*Written problem*.
Below this line are records; write out exactly the lines from the one containing "Emit a Python" through the one containing "0.269, 0.269]", with the pictures left out.

====

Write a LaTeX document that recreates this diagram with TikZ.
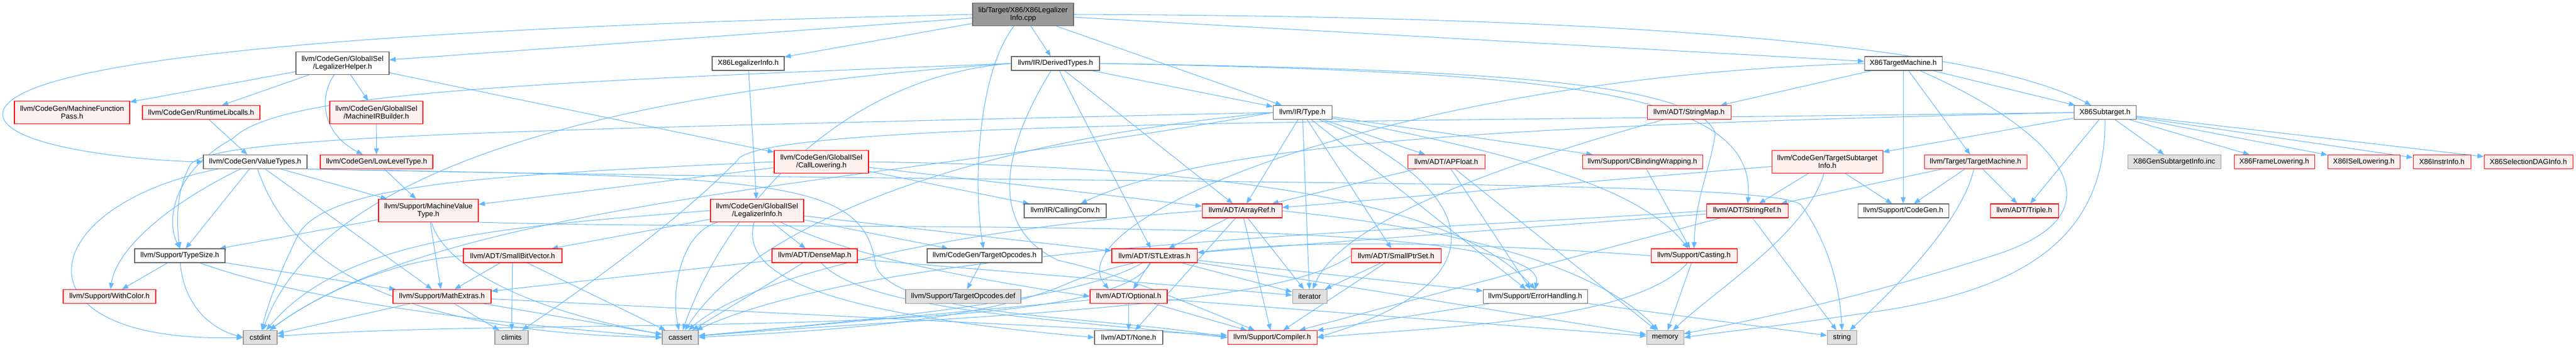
\documentclass[tikz,border=0pt]{standalone}
\usepackage{fontspec}
\setmainfont{Liberation Sans}
\usetikzlibrary{arrows.meta}
\definecolor{edgeblue}{HTML}{63B8FF}
\definecolor{boxgray}{HTML}{666666}
\definecolor{sysgray}{HTML}{999999}
\definecolor{sysfill}{HTML}{E0E0E0}
\definecolor{redfill}{HTML}{FFF0F0}
\definecolor{rootfill}{HTML}{999999}
\pgfdeclarelayer{bg}
\pgfsetlayers{bg,main}
\begin{document}
\begin{tikzpicture}[x=0.02cm,y=-0.02cm,
    hdr/.style={draw,line width=0.6pt,inner xsep=1pt,inner ysep=0pt,align=center,minimum height=0.5cm,font=\fontsize{7.5}{8}\selectfont},
    two/.style={minimum height=0.82cm},
    bw/.style={minimum width=#1*0.02cm},
    plainhdr/.style={hdr,draw=boxgray,fill=white},
    redhdr/.style={hdr,draw=red,fill=redfill},
    syshdr/.style={hdr,draw=sysgray,fill=sysfill},
    roothdr/.style={hdr,draw=boxgray,fill=rootfill},
    incl/.style={draw=edgeblue,line width=0.6pt,-{Triangle[length=6.5pt,width=5pt]}}]
    \useasboundingbox (0,0) rectangle (4648,627);
    \node[roothdr,bw=182,two] (root) at (1846,26) {lib/Target/X86/X86Legalizer\\Info.cpp};
    \node[plainhdr,bw=168,two] (lhelper) at (618,114) {llvm/CodeGen/GlobalISel\\/LegalizerHelper.h};
    \node[plainhdr,bw=130] (linfoh) at (1350,114.5) {X86LegalizerInfo.h};
    \node[plainhdr,bw=159] (dtypes) at (1904.5,114.5) {llvm/IR/DerivedTypes.h};
    \node[plainhdr,bw=140] (x86tm) at (3434,114.5) {X86TargetMachine.h};
    \node[redhdr,bw=208,two] (mfpass) at (130,203) {llvm/CodeGen/MachineFunction\\Pass.h};
    \node[redhdr,bw=212] (rtlib) at (363,203) {llvm/CodeGen/RuntimeLibcalls.h};
    \node[redhdr,bw=168,two] (mirb) at (679,203) {llvm/CodeGen/GlobalISel\\/MachineIRBuilder.h};
    \node[plainhdr,bw=106] (irtype) at (2350,203) {llvm/IR/Type.h};
    \node[redhdr,bw=151] (smap) at (3047.5,203) {llvm/ADT/StringMap.h};
    \node[plainhdr,bw=112] (x86st) at (3798,203) {X86Subtarget.h};
    \node[plainhdr,bw=187] (vtypes) at (460.5,292) {llvm/CodeGen/ValueTypes.h};
    \node[redhdr,bw=203] (llt) at (679.5,292) {llvm/CodeGen/LowLevelType.h};
    \node[redhdr,bw=170,two] (callow) at (1482,292) {llvm/CodeGen/GlobalISel\\/CallLowering.h};
    \node[redhdr,bw=139] (apfloat) at (2609.5,292) {llvm/ADT/APFloat.h};
    \node[redhdr,bw=217] (cbind) at (2963.5,292) {llvm/Support/CBindingWrapping.h};
    \node[redhdr,bw=200,two] (tsinfo) at (3297,292) {llvm/CodeGen/TargetSubtarget\\Info.h};
    \node[redhdr,bw=185] (tm) at (3564.5,292) {llvm/Target/TargetMachine.h};
    \node[syshdr,bw=168] (gensti) at (3923,292) {X86GenSubtargetInfo.inc};
    \node[redhdr,bw=145] (framelow) at (4103.5,292) {X86FrameLowering.h};
    \node[redhdr,bw=130] (isellow) at (4265,292) {X86ISelLowering.h};
    \node[redhdr,bw=104] (instrinfo) at (4406,292) {X86InstrInfo.h};
    \node[redhdr,bw=160] (seldag) at (4562,292) {X86SelectionDAGInfo.h};
    \node[redhdr,bw=180,two] (mvt) at (773,380) {llvm/Support/MachineValue\\Type.h};
    \node[redhdr,bw=168,two] (linfo) at (1366,380) {llvm/CodeGen/GlobalISel\\/LegalizerInfo.h};
    \node[plainhdr,bw=148] (cconv) at (1922,380.5) {llvm/IR/CallingConv.h};
    \node[redhdr,bw=144] (aref) at (2241,380.5) {llvm/ADT/ArrayRef.h};
    \node[redhdr,bw=147] (sref) at (3152.5,380.5) {llvm/ADT/StringRef.h};
    \node[plainhdr,bw=164] (cgen) at (3434,380.5) {llvm/Support/CodeGen.h};
    \node[redhdr,bw=123] (triple) at (3652.5,380.5) {llvm/ADT/Triple.h};
    \node[plainhdr,bw=163] (tsize) at (324.5,461.5) {llvm/Support/TypeSize.h};
    \node[redhdr,bw=178] (sbv) at (925,461.5) {llvm/ADT/SmallBitVector.h};
    \node[redhdr,bw=154] (dmap) at (1470,461.5) {llvm/ADT/DenseMap.h};
    \node[plainhdr,bw=207] (topc) at (1776.5,461.5) {llvm/CodeGen/TargetOpcodes.h};
    \node[redhdr,bw=154] (stlx) at (2083,461.5) {llvm/ADT/STLExtras.h};
    \node[redhdr,bw=162] (sptr) at (2519,461.5) {llvm/ADT/SmallPtrSet.h};
    \node[redhdr,bw=155] (casting) at (3056.5,461.5) {llvm/Support/Casting.h};
    \node[redhdr,bw=167] (wcolor) at (197.5,535) {llvm/Support/WithColor.h};
    \node[redhdr,bw=177] (mathx) at (797.5,535) {llvm/Support/MathExtras.h};
    \node[syshdr,bw=208] (topcdef) at (1738,535) {llvm/Support/TargetOpcodes.def};
    \node[redhdr,bw=139] (optional) at (2036.5,535) {llvm/ADT/Optional.h};
    \node[syshdr,bw=62] (iterator) at (2363,535) {iterator};
    \node[plainhdr,bw=188] (errh) at (2770,535) {llvm/Support/ErrorHandling.h};
    \node[syshdr,bw=61] (cstdint) at (469.5,609) {cstdint};
    \node[syshdr,bw=60] (climits) at (923,609) {climits};
    \node[syshdr,bw=65] (cassert) at (1227.5,609) {cassert};
    \node[plainhdr,bw=123] (nonehdr) at (2036.5,609) {llvm/ADT/None.h};
    \node[redhdr,bw=161] (compiler) at (2295.5,609) {llvm/Support/Compiler.h};
    \node[syshdr,bw=67] (memory) at (3004.5,609) {memory};
    \node[syshdr,bw=53] (string) at (3323.5,609) {string};
    \begin{pgfonlayer}{bg}
    \draw[incl] (root) -- (linfoh);
    \draw[incl] (root) -- (lhelper);
    \draw[incl] (root.west) .. controls (900,45) and (20,90) .. (5,204) .. controls (0,265) and (250,290) .. (vtypes.west);
    \draw[incl] (root) .. controls (1765,130) and (1755,330) .. (topc);
    \draw[incl] (root) -- (dtypes);
    \draw[incl] (root) -- (irtype);
    \draw[incl] (root) -- (x86tm);
    \draw[incl] (root.east) .. controls (3200,30) and (3620,110) .. (x86st);
    \draw[incl] (lhelper) -- (mfpass);
    \draw[incl] (lhelper) -- (rtlib);
    \draw[incl] (lhelper) -- (mirb);
    \draw[incl] (lhelper) .. controls (575,175) and (580,240) .. (llt);
    \draw[incl] (lhelper) -- (callow);
    \draw[incl] (mirb) -- (llt);
    \draw[incl] (rtlib) -- (vtypes);
    \draw[incl] (llt) -- (mvt);
    \draw[incl] (vtypes) .. controls (60,370) and (10,620) .. (cstdint.west);
    \draw[incl] (vtypes) .. controls (300,370) and (210,450) .. (wcolor);
    \draw[incl] (vtypes) -- (tsize);
    \draw[incl] (vtypes) -- (mathx);
    \draw[incl] (vtypes) -- (mvt);
    \draw[incl] (vtypes) .. controls (520,470) and (700,600) .. (cassert.west);
    \draw[incl] (vtypes.south east) .. controls (1400,320) and (1560,320) .. (1580,480) .. controls (1620,575) and (2000,570) .. (compiler.west);
    \draw[incl] (vtypes.south east) .. controls (2000,335) and (3200,320) .. (3250,370) .. controls (3300,440) and (3320,520) .. (string.north);
    \draw[incl] (mvt) -- (tsize);
    \draw[incl] (mvt) -- (mathx);
    \draw[incl] (mvt) .. controls (800,480) and (950,560) .. (cassert);
    \draw[incl] (mvt.south east) .. controls (1500,420) and (2800,380) .. (errh.north);
    \draw[incl] (tsize) -- (wcolor);
    \draw[incl] (tsize) .. controls (330,540) and (370,590) .. (cstdint.west);
    \draw[incl] (tsize) -- (mathx);
    \draw[incl] (tsize) .. controls (600,560) and (1000,590) .. (cassert.west);
    \draw[incl] (mathx) -- (cstdint);
    \draw[incl] (mathx) -- (climits);
    \draw[incl] (mathx) -- (cassert);
    \draw[incl] (mathx) -- (compiler);
    \draw[incl] (linfoh) -- (linfo);
    \draw[incl] (linfo) -- (sbv);
    \draw[incl] (linfo) -- (dmap);
    \draw[incl] (linfo) -- (topc);
    \draw[incl] (linfo) -- (stlx);
    \draw[incl] (linfo) .. controls (1550,470) and (1800,510) .. (optional.west);
    \draw[incl] (linfo) .. controls (1340,480) and (1420,560) .. (nonehdr.west);
    \draw[incl] (linfo) .. controls (1230,420) and (1210,520) .. (cassert);
    \draw[incl] (linfo.west) .. controls (900,410) and (620,430) .. (cstdint);
    \draw[incl] (callow) -- (mvt);
    \draw[incl] (callow) -- (cconv);
    \draw[incl] (callow) -- (aref);
    \draw[incl] (callow.east) .. controls (2100,300) and (2600,340) .. (errh.north);
    \draw[incl] (callow.west) .. controls (900,315) and (600,330) .. (540,420) .. controls (500,500) and (480,560) .. (cstdint);
    \draw[incl] (sbv) -- (mathx);
    \draw[incl] (sbv) -- (climits);
    \draw[incl] (sbv) -- (cassert);
    \draw[incl] (sbv.west) .. controls (700,470) and (560,540) .. (cstdint);
    \draw[incl] (dmap) -- (mathx);
    \draw[incl] (dmap) -- (cassert);
    \draw[incl] (dmap) .. controls (1560,560) and (1900,575) .. (compiler.west);
    \draw[incl] (dmap) -- (iterator);
    \draw[incl] (topc) -- (topcdef);
    \draw[incl] (dtypes) -- (irtype);
    \draw[incl] (dtypes) -- (aref);
    \draw[incl] (dtypes) -- (stlx);
    \draw[incl] (dtypes.east) .. controls (2800,130) and (3170,160) .. (sref);
    \draw[incl] (dtypes.east) .. controls (2700,125) and (3060,150) .. (3095,240) .. controls (3085,310) and (3060,350) .. (casting.north);
    \draw[incl] (dtypes) .. controls (1790,300) and (1800,420) .. (1910,470) .. controls (2000,490) and (2080,520) .. (compiler);
    \draw[incl] (dtypes.west) .. controls (900,150) and (500,170) .. (420,250) .. controls (310,310) and (300,400) .. (tsize.north);
    \draw[incl] (dtypes.west) .. controls (1500,140) and (1300,400) .. (cassert);
    \draw[incl] (dtypes.west) .. controls (1300,150) and (600,250) .. (cstdint);
    \draw[incl] (irtype) -- (apfloat);
    \draw[incl] (irtype) -- (aref);
    \draw[incl] (irtype) -- (sptr);
    \draw[incl] (irtype) -- (cbind);
    \draw[incl] (irtype) .. controls (2750,280) and (2960,340) .. (casting);
    \draw[incl] (irtype) .. controls (2650,330) and (2740,500) .. (compiler.east);
    \draw[incl] (irtype) -- (errh);
    \draw[incl] (irtype.west) .. controls (900,235) and (400,245) .. (345,295) .. controls (318,340) and (318,400) .. (tsize.north);
    \draw[incl] (irtype.west) .. controls (1700,260) and (1350,420) .. (cassert);
    \draw[incl] (irtype.west) .. controls (1600,330) and (800,360) .. (cstdint);
    \draw[incl] (irtype) -- (iterator);
    \draw[incl] (aref) -- (stlx);
    \draw[incl] (aref) -- (nonehdr);
    \draw[incl] (aref) -- (compiler);
    \draw[incl] (aref) -- (iterator);
    \draw[incl] (aref.east) .. controls (2700,420) and (2900,500) .. (memory);
    \draw[incl] (aref.west) .. controls (1700,415) and (1350,500) .. (cassert);
    \draw[incl] (stlx) -- (optional);
    \draw[incl] (stlx) -- (iterator);
    \draw[incl] (stlx) -- (errh);
    \draw[incl] (stlx) -- (memory);
    \draw[incl] (stlx) .. controls (1950,540) and (1600,575) .. (cassert);
    \draw[incl] (stlx) .. controls (2000,620) and (1000,570) .. (cstdint);
    \draw[incl] (optional) -- (nonehdr);
    \draw[incl] (optional) -- (compiler);
    \draw[incl] (optional) -- (cassert);
    \draw[incl] (optional) -- (memory);
    \draw[incl] (apfloat) -- (aref);
    \draw[incl] (apfloat) -- (errh);
    \draw[incl] (apfloat) -- (memory);
    \draw[incl] (cbind) -- (casting);
    \draw[incl] (sptr) -- (iterator);
    \draw[incl] (sptr) -- (compiler);
    \draw[incl] (sptr.west) .. controls (2300,560) and (1700,570) .. (cassert);
    \draw[incl] (errh) -- (compiler);
    \draw[incl] (errh) -- (string);
    \draw[incl] (casting) .. controls (2950,580) and (2600,590) .. (compiler.east);
    \draw[incl] (casting.west) .. controls (2400,420) and (2100,440) .. (1930,510) .. controls (1750,590) and (1400,600) .. (cassert.east);
    \draw[incl] (casting) -- (memory);
    \draw[incl] (smap) .. controls (2700,300) and (2420,400) .. (iterator);
    \draw[incl] (sref) -- (stlx);
    \draw[incl] (sref) -- (compiler);
    \draw[incl] (sref) -- (string);
    \draw[incl] (sref.west) .. controls (2500,420) and (1600,440) .. (cassert);
    \draw[incl] (x86tm) -- (x86st);
    \draw[incl] (x86tm.west) .. controls (2500,140) and (1900,400) .. (optional.160);
    \draw[incl] (x86tm) -- (smap);
    \draw[incl] (x86tm) -- (cgen);
    \draw[incl] (x86tm) -- (tm);
    \draw[incl] (x86tm) .. controls (3700,230) and (3850,380) .. (3600,460) .. controls (3350,540) and (3150,580) .. (memory);
    \draw[incl] (x86st) -- (gensti);
    \draw[incl] (x86st) -- (framelow);
    \draw[incl] (x86st) -- (isellow);
    \draw[incl] (x86st) -- (instrinfo);
    \draw[incl] (x86st) -- (seldag);
    \draw[incl] (x86st) -- (triple);
    \draw[incl] (x86st) -- (tsinfo);
    \draw[incl] (x86st.west) .. controls (2800,225) and (2200,250) .. (cconv);
    \draw[incl] (x86st.west) .. controls (2600,220) and (1360,215) .. (1330,290) .. controls (1290,330) and (1200,420) .. (climits);
    \draw[incl] (x86st) .. controls (3800,430) and (3650,520) .. (3400,560) .. controls (3200,590) and (3100,600) .. (memory.east);
    \draw[incl] (tsinfo) -- (aref);
    \draw[incl] (tsinfo) -- (sref);
    \draw[incl] (tsinfo) -- (cgen);
    \draw[incl] (tsinfo) .. controls (3260,420) and (3100,520) .. (memory);
    \draw[incl] (tm) -- (sref);
    \draw[incl] (tm) -- (cgen);
    \draw[incl] (tm) -- (triple);
    \draw[incl] (tm) .. controls (3540,400) and (3420,520) .. (string);
    \end{pgfonlayer}
\end{tikzpicture}
\end{document}
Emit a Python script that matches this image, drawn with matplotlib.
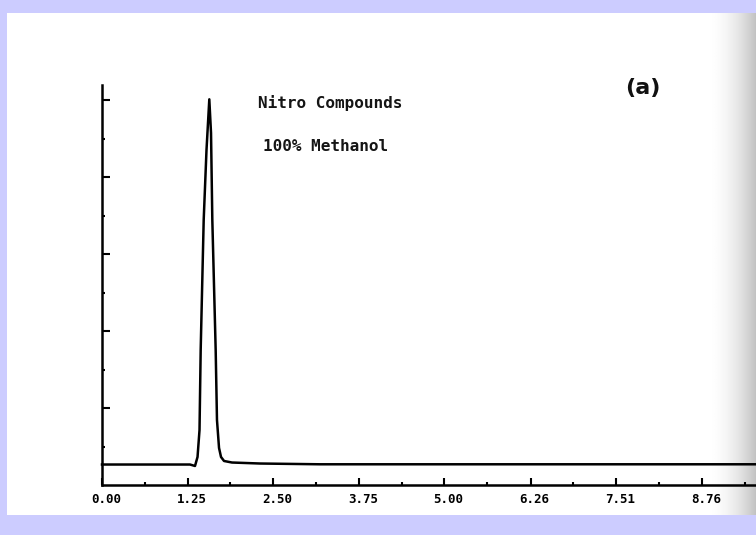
import numpy as np
import matplotlib
matplotlib.use("Agg")
import matplotlib.pyplot as plt
from matplotlib.patches import Rectangle
from matplotlib.ticker import FixedLocator
import matplotlib.transforms as mtransforms

# --- data read off the scanned chromatogram ---
time_min = [0.00, 1.285, 1.358, 1.395, 1.424, 1.441, 1.485, 1.526, 1.567,
            1.592, 1.611, 1.660, 1.679, 1.709, 1.738, 1.782, 1.898, 2.307,
            3.183, 9.60]
signal = [0.266, 0.266, 0.247, 0.364, 0.714, 1.753, 3.442, 4.351, 5.009,
          4.571, 3.442, 1.753, 0.844, 0.481, 0.364, 0.312, 0.292, 0.279,
          0.269, 0.269]

xtick_vals = [0.00, 1.25, 2.50, 3.75, 5.00, 6.26, 7.51, 8.76]
xtick_labels = ["0.00", "1.25", "2.50", "3.75", "5.00", "6.26", "7.51", "8.76"]
ytick_vals = [1, 2, 3, 4, 5]

title_line1 = "Nitro Compounds"
title_line2 = "100% Methanol"
panel_tag = "(a)"

W, H = 756, 535
fig = plt.figure(figsize=(W / 100, H / 100), dpi=100)
fig.patch.set_facecolor("#ccccff")

# white scanned page
fig.patches.append(Rectangle((7 / W, (H - 515) / H), 1 - 7 / W, (515 - 13) / H,
                             transform=fig.transFigure, facecolor="white",
                             edgecolor="none", zorder=0))

# grey shadow along the right edge of the scan
sh = fig.add_axes([706 / W, (H - 515) / H, 50 / W, (515 - 13) / H], zorder=0.5)
t = np.linspace(0, 1, 80)
grad = (1.0 - 0.24 * t ** 2)[None, :]
sh.imshow(np.repeat(grad, 10, axis=0), cmap="gray", vmin=0, vmax=1,
          aspect="auto", interpolation="bilinear")
sh.axis("off")

ax = fig.add_axes([102 / W, (H - 485) / H, 1 - 102 / W, 400 / H], zorder=1)
ax.patch.set_alpha(0)
ax.plot(time_min, signal, color="black", lw=1.8, solid_joinstyle="round",
        clip_on=False)

ax.set_xlim(0, (756 - 102) / 85.6 * 1.25)
ax.set_ylim(0, 400 / 77)

for s in ["top", "right"]:
    ax.spines[s].set_visible(False)
for s in ["left", "bottom"]:
    ax.spines[s].set_linewidth(1.8)
    ax.spines[s].set_color("black")

ax.xaxis.set_major_locator(FixedLocator(xtick_vals))
ax.xaxis.set_minor_locator(FixedLocator([v + 0.625 for v in xtick_vals]))
ax.set_xticklabels(xtick_labels)
ax.yaxis.set_major_locator(FixedLocator(ytick_vals))
ax.yaxis.set_minor_locator(FixedLocator([v - 0.5 for v in ytick_vals]))
ax.set_yticklabels([])

ax.tick_params(axis="x", which="major", direction="in", length=5, width=1.5,
               pad=6)
ax.tick_params(axis="x", which="minor", direction="in", length=2.2, width=1.5)
ax.tick_params(axis="y", which="major", direction="in", length=5.8, width=1.5)
ax.tick_params(axis="y", which="minor", direction="in", length=2.2, width=1.5)

shift = mtransforms.ScaledTranslation(4 / 100, 0, fig.dpi_scale_trans)
for lab in ax.get_xticklabels():
    lab.set_fontfamily("DejaVu Sans Mono")
    lab.set_fontweight("bold")
    lab.set_fontsize(9)
    lab.set_transform(lab.get_transform() + shift)

fig.text(258 / W, 1 - 102.7 / H, title_line1, family="DejaVu Sans Mono",
         fontsize=11.5, fontweight="bold", ha="left", va="center",
         color="#151515")
fig.text(263 / W, 1 - 146.7 / H, title_line2, family="DejaVu Sans Mono",
         fontsize=11.5, fontweight="bold", ha="left", va="center",
         color="#151515")
fig.text(643 / W, 1 - 88 / H, panel_tag, family="DejaVu Sans", fontsize=16,
         fontweight="bold", ha="center", va="center", color="#111111")

fig.savefig("out.png", dpi=100, facecolor=fig.get_facecolor())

====

*Result*.
Emit a Python script that matches this image, drawn with matplotlib.
import numpy as np
import matplotlib
matplotlib.use("Agg")
import matplotlib.pyplot as plt
from matplotlib.patches import Rectangle
from matplotlib.ticker import FixedLocator
import matplotlib.transforms as mtransforms

# --- data read off the scanned chromatogram ---
time_min = [0.00, 1.285, 1.358, 1.395, 1.424, 1.441, 1.485, 1.526, 1.567,
            1.592, 1.611, 1.660, 1.679, 1.709, 1.738, 1.782, 1.898, 2.307,
            3.183, 9.60]
signal = [0.266, 0.266, 0.247, 0.364, 0.714, 1.753, 3.442, 4.351, 5.009,
          4.571, 3.442, 1.753, 0.844, 0.481, 0.364, 0.312, 0.292, 0.279,
          0.269, 0.269]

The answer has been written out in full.